Sem capacidade de aumentar as exportações do dia para a noite
A dura realidade para a OPEP+, enquanto grupo, é que a maioria dos países membros simplesmente não tem capacidade de aumentar as exportações do dia para a noite, devido ao declínio das reservas e aos anos de subinvestimento em esforços de exploração, nota David Blackmon. Entre as nações não russas, apenas a Arábia Saudita e os Emirados Árabes Unidos parecem ainda possuir um excesso de capacidade de oferta significativo.

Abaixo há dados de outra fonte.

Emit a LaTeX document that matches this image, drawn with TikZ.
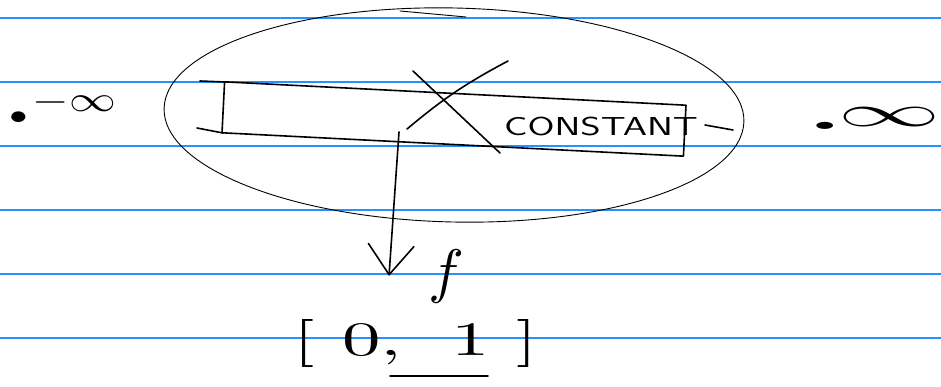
\documentclass[tikz,border=0pt]{standalone}
\usepackage{amsmath}
\usepackage{xcolor}
\usetikzlibrary{shapes.geometric,arrows.meta}

\definecolor{ruleblue}{RGB}{40,145,255}
\tikzset{
	ink/.style={line width=1.6pt,line cap=round,line join=round},
	paperline/.style={ruleblue,line width=1.2pt},
}

\begin{document}
\begin{tikzpicture}[x=1pt,y=-1pt]
	\useasboundingbox (0,0) rectangle (941,387);
	% ruled paper
	\foreach \y in {18,82,...,338}
		\draw[paperline] (0,\y) -- (941,\y);

	% the real line
	\node[anchor=base west,inner sep=0,xscale=4.68,yscale=3.6] (minf) at (8,112)
		{\raisebox{-3.3pt}{$\scriptstyle\bullet$}\hspace{1pt}$-\infty$};
	\node[anchor=base west,inner sep=0,xscale=10.2,yscale=4.4] (pinf) at (812,127)
		{\raisebox{-0.9pt}{\scalebox{0.42}{$\bullet$}}\hspace{0.3pt}$\infty$};

	\node[draw,ellipse,line width=0.9pt,inner sep=0,minimum width=580pt,minimum height=214pt,rotate=-1.3] (dom) at (454,115) {};
	\draw[line width=0.9pt,line cap=round] (400,11) -- (466,17);

	\node[draw,ink,inner sep=0,minimum width=462pt,minimum height=51pt,rotate=-2.9] (band) at (454,119) {};
	\draw[ink] (225,82) -- (200,81);
	\draw[ink] (223,133) -- (197,128);
	\node[xscale=1.5,font=\sffamily\fontsize{26}{26}\selectfont] (const) at (601,126) {CONSTANT};
	\draw[ink] (705,125) -- (733,130);

	% crossed out
	\draw[ink] (413,71) -- (500,153);
	\draw[ink] (407,129) to[bend left=6] (508,61);

	% map down to the range
	\coordinate (tail) at (399,132);
	\coordinate (tip) at (389,276);
	\draw[ink,-{Straight Barb[length=30pt,width=46pt,line width=1.6pt]}] (tail) -- (tip);
	\node[scale=6] (flab) at (446,276) {$f$};

	\node[xscale=7.68,yscale=4.8] (range) at (416,343)
		{$[\hspace{3.5pt}0,\hspace{4.8pt}1\hspace{3.5pt}]$};
	\draw[ink] (390,376) -- (488,376);
\end{tikzpicture}
\end{document}
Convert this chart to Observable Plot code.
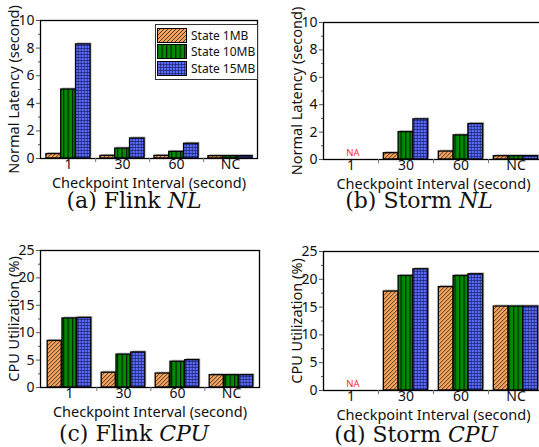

Com o governo Biden já tendo implantado o que Jennifer Granholm diz ser sua maior arma para influenciar os preços do petróleo, isso deixaria a indústria de xisto betuminoso dos EUA como o outro produtor nominal com a capacidade de aumentar significativa e rapidamente a oferta.
Nos EUA, a produção doméstica de petróleo aumentou em cerca de um milhão de barris…, mas é insuficiente.
Mas, a indústria dos EUA está a caminho de aumentar a produção doméstica de petróleo em cerca de 1 milhão de barris de petróleo por dia em 2022, um aumento significativo, mas longe dos 2 milhões de barris por dia de nova oferta que conseguiu adicionar em 2018/ 2019, insiste David Blackmon.
Isso tudo deixa os consumidores dos EUA, já a debater-se com os preços recordes de gasolina e Diesel, sem realmente nenhum alívio de preço à vista. O mercado está cronicamente subabastecido e há poucas perspetivas de que a situação seja resolvida em breve, na ausência de uma recessão económica global significativa que mataria a procura. Essa é uma “solução” que é pior do que o problema.
Reabastecer a reserva vai elevar preços
De facto, nos EUA, os preços podem aumentar ainda mais rapidamente quando o plano de Biden relativamente à Reserva Estratégica de Petróleo dos EUA terminar no final de setembro e o governo americano terá que começar a recomprar volumes de petróleo para reabastecer a reserva altamente esgotada. Alguns analistas já esperam que o preço do Brent chegue a US$ 150 até ao final do verão, o que equivaleria a um preço médio nacional da gasolina comum de cerca de US$ 6,00 por galão. Neste momento, nos EUA, está na média nacional em $ 4.86.
Ou seja, tudo isso faz disparar os alarmes sobre o que acontecerá quando o governo dos EUA iniciar o seu inevitável programa de recompra, removendo, por conseguinte, mais barris do mercado.
A resposta a essa pergunta parece simples, diz David Blackmon: os preços continuarão a subir…
Na Europa, fruto da guerra na Ucrânia e das sanções impostas à Rússia, o diretor-executivo da Agência Internacional de Energia, Fatih Birol, em entrevista à revista alemã Der Spiegel, avisou que um cenário a não descartar passa pela Europa enfrentar uma temporada de verão com problemas de abastecimento para todos os tipos de combustíveis.
O diretor-executivo da AIE considera que se avizinha uma crise “muito maior” que a crise do petróleo de 1973, ocorrida após a decisão da OPEP de embargar as exportações de petróleo para vários países em consequência da guerra do Yom Kippur.